Although a judge should be sensitive to possible abuse of the prestige of office, a judge may, based on the judge's personal knowledge, serve as a reference or provide a letter of recommendation.

Judges may participate in the process of judicial selection as provided by law and by cooperating with appointing authorities and screening committees seeking names for consideration, and by responding to official inquiries concerning a person being considered for judgeship. (See also Rule 21-700 regarding use of a judge's name in political activities.)

A judge must not testify voluntarily as a character witness because to do so might lend the prestige of the judicial office in support of the party for whom the judge testifies, and such testimony may be misunderstood to be an official testimonial. Moreover, when a judge testifies as a witness, a lawyer who regularly appears before the judge may be placed in the awkward position of cross examining the judge. A judge may, however, testify when properly summoned. Except in unusual circumstances where the demands of justice require, a judge should discourage a party from requiring the judge to testify as a character witness.

Paragraph C
Membership of a judge in an organization that practices invidious discrimination gives rise to perceptions that the judge's impartiality is impaired. Paragraph C of this rule refers to the current practices of the organization. Whether an organization practices invidious discrimination is often a complex question to which judges should be sensitive. The answer cannot be determined from a mere examination of an organization's current membership rolls, but rather depends on how the organization selects members and other relevant factors, such as that the organization is dedicated to the preservation of religious, ethnic or cultural values of legitimate common interest to its members, or that it is in fact and effect an intimate, purely private organization whose membership limitations could not be constitutionally prohibited. Absent such factors, an organization is generally said to discriminate invidiously if it arbitrarily excludes from membership on the basis of race, religion, sex or national origin persons who would otherwise be admitted to membership. See New York State Club Ass'n Inc. v. City of New York, 487 U.S. 1, 108 S. Ct. 2225, 101 L. Ed. 2d 1 (1988); Bd. of Directors of Rotary Int'l v. Rotary Club, 481 U.S. 537, 107 S. Ct. 1940, 95 L. Ed. 2d 474 (1987); Roberts v. United States Jaycees, 468 U.S. 609, 104 S. Ct. 3244, 82 L. Ed. 2d 462 (1984).

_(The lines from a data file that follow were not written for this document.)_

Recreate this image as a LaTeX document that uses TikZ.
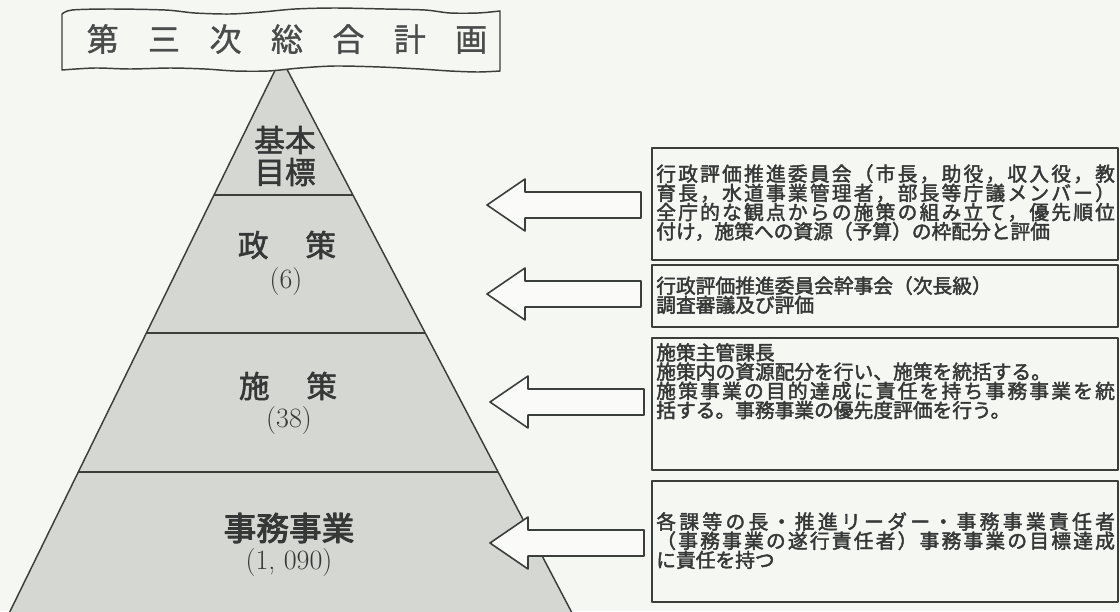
\documentclass[tikz,border=0pt]{standalone}
\usepackage{fontspec}
\newfontfamily\jp{Noto Sans CJK JP}[FakeBold=1.2]
\newfontfamily\jpm{Noto Sans CJK JP}[FakeBold=1.8]
\newfontfamily\jpb{Noto Sans CJK JP}[FakeBold=2.2]
\newfontfamily\jpbb{Noto Sans CJK JP}[FakeBold=3]
\usetikzlibrary{calc,fit}
\definecolor{paper}{HTML}{F5F7F3}
\definecolor{ink}{HTML}{3A3F3C}
\definecolor{pyrfill}{HTML}{D5D7D3}
\definecolor{txt}{HTML}{353836}
\definecolor{arrowfill}{HTML}{FAFBF9}
\ExplSyntaxOn
\NewDocumentCommand\spreadline{m m}{\leavevmode\hbox_to_wd:nn{#1}{\tl_map_inline:nn{#2}{##1\hfil}\unskip}}
\ExplSyntaxOff
\tikzset{
  outline/.style={draw=ink, line width=1.1pt},
  pyr/.style={outline, fill=pyrfill},
  layerline/.style={draw=ink, line width=1.2pt},
  bannerbox/.style={outline, fill=paper},
  bannertext/.style={font={\jp\fontsize{24pt}{24pt}\selectfont}, text=txt!90, inner sep=0},
  pyrlabel/.style={font={\jpm\fontsize{23pt}{24pt}\selectfont}, text=txt, inner sep=0, align=center},
  pyrbold/.style={font={\jpbb\fontsize{24.5pt}{25pt}\selectfont}, text=txt, inner sep=0},
  pyrnum/.style={font={\rmfamily\fontsize{21pt}{22pt}\selectfont}, text=txt, inner sep=0},
  infobox/.style={outline, line width=1.3pt, inner sep=0},
  boxtext/.style={font={\jpb\fontsize{14.8pt}{14.4pt}\selectfont\lineskiplimit=-20pt}, text=txt, inner sep=0, align=left, text width=346pt, anchor=north west},
  blockarrow/.style={outline, fill=arrowfill, line width=1.2pt},
}
\begin{document}
\begin{tikzpicture}[x=0.75pt, y=-0.75pt, line join=round]
\useasboundingbox (0,0) rectangle (1120,611);
\fill[paper] (0,0) rectangle (1120,611);
\clip (0,0) rectangle (1120,611);

% pyramid
\coordinate (apex) at (281.1,58);
\coordinate (bl) at (-4,640);
\coordinate (br) at (586.2,640);
\path[pyr] (apex) -- (bl) -- (br) -- cycle;
\foreach \t in {0.2354,0.4725,0.7113}
  \draw[layerline] ($(apex)!\t!(bl)$) -- ($(apex)!\t!(br)$);

% banner
\draw[bannerbox] plot[smooth, tension=0.5] coordinates {(62,14) (72,10) (110,9) (165,10) (195,13) (230,14) (262,12) (295,9) (335,8) (385,9) (425,10) (450,13) (478,13) (500,11)}
  -- plot[smooth, tension=0.5] coordinates {(500,71) (478,72) (450,71) (420,69) (380,67) (335,66) (300,68) (268,71) (235,71) (205,69) (170,68) (130,69) (95,68) (62,70)} -- cycle;
\node[bannertext] (title) at (287,39) {第\hspace{0.92em}三\hspace{0.92em}次\hspace{0.92em}総\hspace{0.92em}合\hspace{0.92em}計\hspace{0.92em}画};

% pyramid labels
\node[pyrlabel] (kihon) at (285,156) {基本\\目標};
\node[pyrlabel] (seisaku) at (287,245) {政\hspace{1.2em}策};
\node[pyrnum] (n6) at (286,282) {(6)};
\node[pyrlabel] (shisaku) at (288,386) {施\hspace{1.2em}策};
\node[pyrnum] (n38) at (289,421) {(38)};
\node[pyrbold] (jimu) at (289,528) {事務事業};
\node[pyrnum] (n1090) at (289,563) {(1, 090)};

% boxes
\node[infobox, fit={(652,148) (1118,260)}] (b1) {};
\node[infobox, fit={(652,265) (1118,327)}] (b2) {};
\node[infobox, fit={(652,338) (1118,470)}] (b3) {};
\node[infobox, fit={(652,481) (1118,602)}] (b4) {};

\node[boxtext] (t1) at (656,164) {\spreadline{344pt}{行政評価推進委員会（市長，助役，収入役，教}\\
\spreadline{344pt}{育長，水道事業管理者，部長等庁議メンバー）}\\
\spreadline{344pt}{全庁的な観点からの施策の組み立て，優先順位}\\
付け，施策への資源（予算）の枠配分と評価};
\node[boxtext] (t2) at (656,276) {行政評価推進委員会幹事会（次長級）\\調査審議及び評価};
\node[boxtext] (t3) at (656,343) {施策主管課長\\
施策内の資源配分を行い、施策を統括する。\\
\spreadline{344pt}{施策事業の目的達成に責任を持ち事務事業を統}\\
括する。事務事業の優先度評価を行う。};
\node[boxtext] (t4) at (656,512) {\spreadline{344pt}{各課等の長・推進リーダー・事務事業責任者}\\
\spreadline{344pt}{（事務事業の遂行責任者）事務事業の目標達成}\\
に責任を持つ};

% block arrows
\foreach \n/\tx/\ty in {1/487/205, 2/487/294, 3/490/402, 4/490/543} {
  \coordinate (tip\n) at (\tx,\ty);
  \draw[blockarrow] (tip\n) -- ++(38,-26) -- ++(0,13) -- ++(116,0) -- ++(0,26) -- ++(-116,0) -- ++(0,13) -- cycle;
}
\end{tikzpicture}
\end{document}
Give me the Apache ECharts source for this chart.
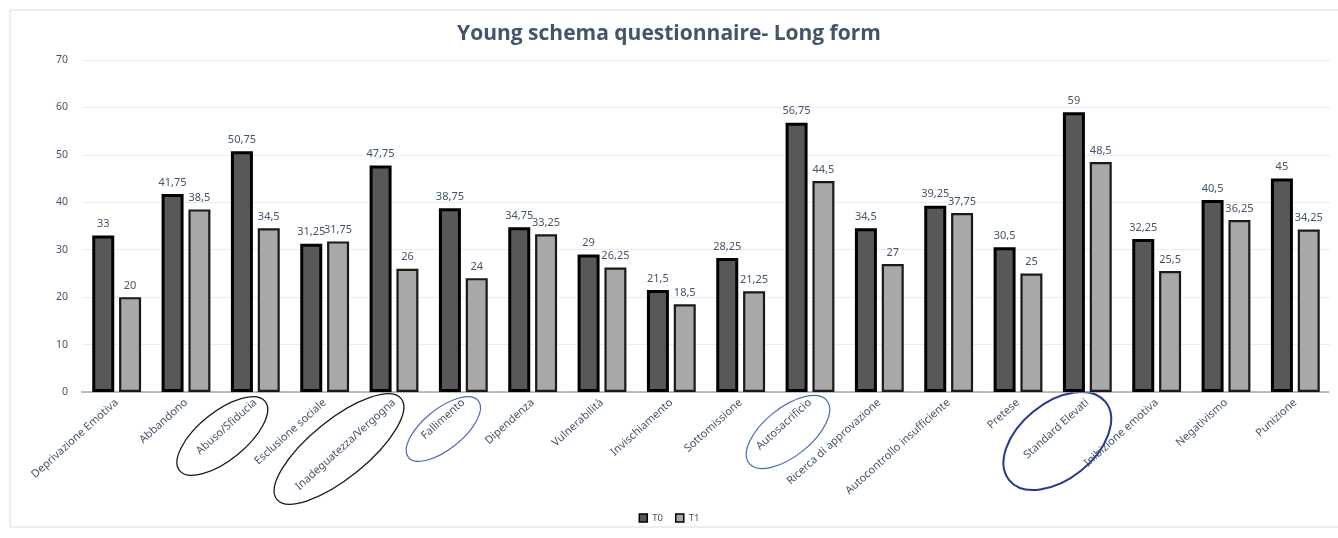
<!DOCTYPE html>
<html><head><meta charset="utf-8">
<script src="https://cdn.jsdelivr.net/npm/echarts@6/dist/echarts.min.js"></script>
<style>html,body{margin:0;padding:0;background:#fff}#c{width:1338px;height:538px}</style>
</head><body><div id="c"></div>
<script>
const categories = ['Deprivazione Emotiva','Abbandono','Abuso/Sfiducia','Esclusione sociale','Inadeguatezza/Vergogna','Fallimento','Dipendenza','Vulnerabilità','Invischiamento','Sottomissione','Autosacrificio','Ricerca di approvazione','Autocontrollo insufficiente','Pretese','Standard Elevati','Inibizione emotiva','Negativismo','Punizione'];
const t0 = [33,41.75,50.75,31.25,47.75,38.75,34.75,29,21.5,28.25,56.75,34.5,39.25,30.5,59,32.25,40.5,45];
const t1 = [20,38.5,34.5,31.75,26,24,33.25,26.25,18.5,21.25,44.5,27,37.75,25,48.5,25.5,36.25,34.25];
const yTicks = [0,10,20,30,40,50,60,70];
// hand-drawn highlight ellipses around some category labels
const highlights = [
  {cat:'Abuso/Sfiducia', color:'#1a1a1a', w:1.3, dx:-33, dy:44, a:55, b:24},
  {cat:'Inadeguatezza/Vergogna', color:'#1a1a1a', w:1.3, dx:-55, dy:57, a:80, b:29},
  {cat:'Fallimento', color:'#4a6cb3', w:1.2, dx:-20, dy:37, a:45, b:20},
  {cat:'Autosacrificio', color:'#4a6cb3', w:1.2, dx:-22, dy:40, a:50, b:24},
  {cat:'Standard Elevati', color:'#233a8c', w:2, dx:-30, dy:49, a:62, b:38}
];
const txt = '#44546A';
const fmt = p => String(p.value).replace('.', ',');
const chart = echarts.init(document.getElementById('c'), null, {renderer:'canvas'});
chart.setOption({
  backgroundColor:'#fff',
  animation:false,
  title:{text:'Young schema questionnaire- Long form', left:'center', top:19,
    textStyle:{color:txt, fontSize:21, fontWeight:'bold', fontFamily:'Open Sans'}},
  legend:{bottom:10, left:'center', itemWidth:8, itemHeight:8, itemGap:12,
    textStyle:{color:txt, fontSize:9.5, fontFamily:'Noto Sans'},
    data:[{name:'T0', icon:'rect', itemStyle:{borderColor:'#000', borderWidth:1.5}},{name:'T1', icon:'rect', itemStyle:{borderColor:'#000', borderWidth:1.5}}]},
  grid:{left:82, right:8, top:60, bottom:146},
  xAxis:{type:'category', data:categories,
    axisLine:{lineStyle:{color:'#9a9a9a', type:'dotted', width:1.5}},
    axisTick:{show:false},
    axisLabel:{rotate:42, interval:0, color:txt, fontSize:11, fontFamily:'Noto Sans', margin:9}},
  yAxis:{type:'value', min:yTicks[0], max:yTicks[yTicks.length-1], interval:10,
    axisLine:{show:false}, axisTick:{show:false},
    axisLabel:{color:txt, fontSize:10.5, fontFamily:'Noto Sans', margin:14},
    splitLine:{lineStyle:{color:'#e9edf2'}}},
  series:[
    {name:'T0', type:'bar', data:t0, barWidth:22, barGap:'22%',
      itemStyle:{color:'#585858', borderColor:'#000', borderWidth:3},
      label:{show:true, position:'top', distance:6, color:txt, fontSize:11, fontFamily:'Noto Sans', formatter:fmt}},
    {name:'T1', type:'bar', data:t1, barWidth:22,
      itemStyle:{color:'#a8a8a8', borderColor:'#1a1a1a', borderWidth:2.2},
      label:{show:true, position:'top', distance:6, color:txt, fontSize:11, fontFamily:'Noto Sans', formatter:fmt}}
  ]
});
const axisY = chart.convertToPixel({yAxisIndex:0}, 0);
const gr = [{type:'rect', shape:{x:10, y:10, width:1340, height:517}, style:{fill:'none', stroke:'#dcdcdc', lineWidth:1}, silent:true}];
highlights.forEach(h => {
  const cx = chart.convertToPixel({xAxisIndex:0}, h.cat);
  gr.push({type:'ellipse', x:cx + h.dx, y:axisY + h.dy, rotation:39*Math.PI/180,
    shape:{cx:0, cy:0, rx:h.a, ry:h.b},
    style:{fill:'none', stroke:h.color, lineWidth:h.w}, silent:true});
});
chart.setOption({graphic:gr});
</script></body></html>
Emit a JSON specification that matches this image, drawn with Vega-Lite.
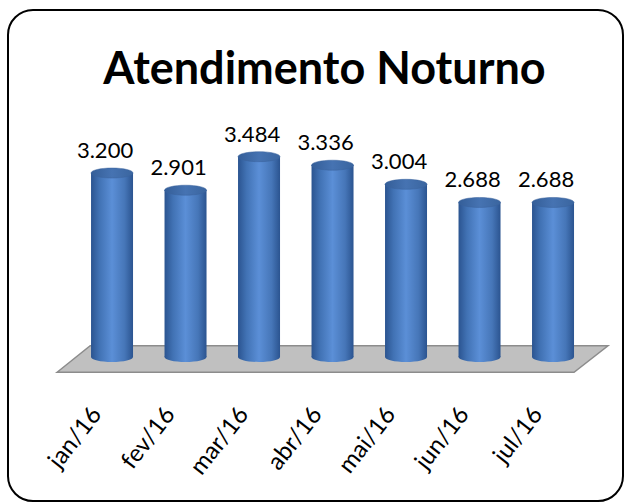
{
  "$schema": "https://vega.github.io/schema/vega-lite/v6.json",
  "width": 615,
  "height": 491,
  "autosize": {"type": "none"},
  "padding": {"left": 8, "top": 10, "right": 2, "bottom": 1},
  "background": "white",
  "config": {
    "view": {"stroke": "black", "strokeWidth": 2, "cornerRadius": 25},
    "locale": {"number": {"decimal": ",", "thousands": ".", "grouping": [3], "currency": ["R$", ""]}}
  },
  "title": {
    "text": "Atendimento Noturno",
    "font": "Lato",
    "fontSize": 45,
    "fontWeight": "bold",
    "color": "black",
    "anchor": "middle",
    "frame": "group",
    "baseline": "alphabetic",
    "offset": -119,
    "dx": 9
  },
  "data": {
    "values": [
      {"mes": "jan/16", "valor": 3200},
      {"mes": "fev/16", "valor": 2901},
      {"mes": "mar/16", "valor": 3484},
      {"mes": "abr/16", "valor": 3336},
      {"mes": "mai/16", "valor": 3004},
      {"mes": "jun/16", "valor": 2688},
      {"mes": "jul/16", "valor": 2688}
    ]
  },
  "encoding": {
    "x": {
      "field": "mes",
      "type": "nominal",
      "sort": ["jan/16", "fev/16", "mar/16", "abr/16", "mai/16", "jun/16", "jul/16"],
      "scale": {"paddingInner": 0.4286, "paddingOuter": 0.898, "align": 0.629},
      "axis": {
        "title": null,
        "domain": false,
        "ticks": false,
        "grid": false,
        "labelAngle": -52,
        "labelAlign": "right",
        "labelBaseline": "middle",
        "labelFont": "Lato",
        "labelFontSize": 24,
        "labelColor": "black",
        "labelOffset": -15,
        "labelPadding": 10,
        "offset": -101
      }
    }
  },
  "layer": [
    {
      "data": {"values": [{}]},
      "mark": {
        "type": "point",
        "shape": "M-0.998,0.048L-0.878,-0.048L0.998,-0.048L0.875,0.048Z",
        "size": 304704,
        "filled": true,
        "fill": "#c0c0c0",
        "stroke": "#8c8c8c",
        "strokeWidth": 1.5,
        "opacity": 1
      },
      "encoding": {
        "x": {"datum": "abr/16"},
        "y": {"datum": -35, "type": "quantitative", "scale": {"domain": [-2504, 6035], "nice": false, "zero": false}, "axis": null}
      }
    },
    {
      "mark": {
        "type": "point",
        "shape": "M-1,0A1,0.238,0,1,1,1,0A1,0.238,0,1,1,-1,0Z",
        "size": 1764,
        "filled": true,
        "opacity": 1,
        "strokeWidth": 0,
        "fill": {"gradient": "linear", "x1": 0, "x2": 1, "y1": 0, "y2": 0,
          "stops": [
            {"offset": 0, "color": "#2b5490"},
            {"offset": 0.2, "color": "#4172b4"},
            {"offset": 0.5, "color": "#5b8fd7"},
            {"offset": 0.8, "color": "#4676b8"},
            {"offset": 1, "color": "#2b5490"}
          ]}
      },
      "encoding": {
        "y": {"datum": 0, "type": "quantitative"}
      }
    },
    {
      "mark": {
        "type": "bar",
        "fill": {"gradient": "linear", "x1": 0, "x2": 1, "y1": 0, "y2": 0,
          "stops": [
            {"offset": 0, "color": "#2b5490"},
            {"offset": 0.2, "color": "#4172b4"},
            {"offset": 0.5, "color": "#5b8fd7"},
            {"offset": 0.8, "color": "#4676b8"},
            {"offset": 1, "color": "#2b5490"}
          ]}
      },
      "encoding": {
        "y": {"field": "valor", "type": "quantitative"},
        "y2": {"datum": 0}
      }
    },
    {
      "mark": {
        "type": "point",
        "shape": "M-1,0A1,0.238,0,1,1,1,0A1,0.238,0,1,1,-1,0Z",
        "size": 1764,
        "filled": true,
        "opacity": 1,
        "stroke": "#3a639c",
        "strokeWidth": 0.5,
        "fill": {"gradient": "linear", "x1": 0, "x2": 1, "y1": 0, "y2": 0,
          "stops": [
            {"offset": 0, "color": "#345e98"},
            {"offset": 0.5, "color": "#4673b2"},
            {"offset": 1, "color": "#3a659f"}
          ]}
      },
      "encoding": {
        "y": {"field": "valor", "type": "quantitative"}
      }
    },
    {
      "mark": {
        "type": "text",
        "font": "Lato",
        "fontSize": 22,
        "color": "black",
        "baseline": "alphabetic",
        "align": "center",
        "dx": -7,
        "dy": -15
      },
      "encoding": {
        "y": {"field": "valor", "type": "quantitative"},
        "text": {"field": "valor", "type": "quantitative", "format": ",.0f"}
      }
    }
  ]
}
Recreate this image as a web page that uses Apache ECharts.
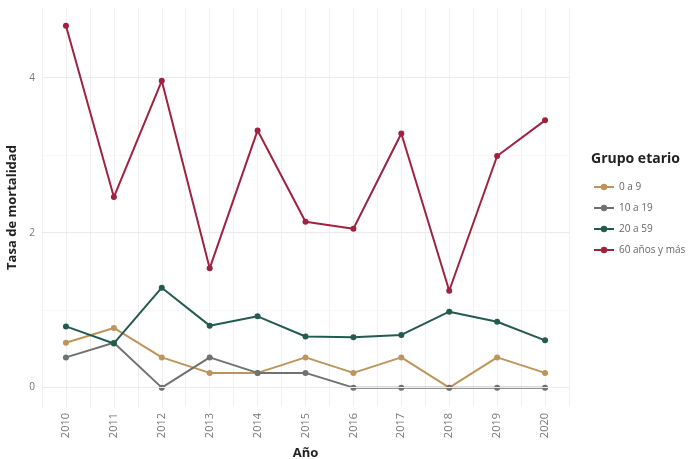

It would be a violation of this rule for a judge to arrange a meeting at a club that the judge knows practices invidious discrimination on the basis of race, sex, religion or national origin in its membership or other policies, or for the judge to regularly use such a club. Moreover, public manifestation by a judge of the judge's knowing approval of invidious discrimination on any basis gives the appearance of impropriety under this rule and diminishes public confidence in the integrity and impartiality of the judiciary, in violation of Paragraph A of this rule.

When a judge learns that an organization to which the judge belongs engages in invidious discrimination that would preclude membership under Paragraph C or Paragraph A of this rule, the judge is permitted, in lieu of resigning, to make immediate efforts to have the organization discontinue its invidiously discriminatory practices, but is required to suspend participation in any other activities of the organization. If the organization fails to discontinue its invidiously discriminatory practices as promptly as possible (and in all events within a year of the judge's first learning of the practices), the judge is required to resign immediately from the organization.

[Revised, effective August 31, 2004.]

Effect of amendment notes:
The 2004 amendment added a new sentence to the second paragraph of Paragraph A of the commentary as follows: "Examples are the restrictions on judicial speech imposed by Subparagraphs (10) and (11) of Paragraph B of Rules 21-300 NMRA that are indispensable to the maintenance of the integrity, impartiality and independence of the judiciary".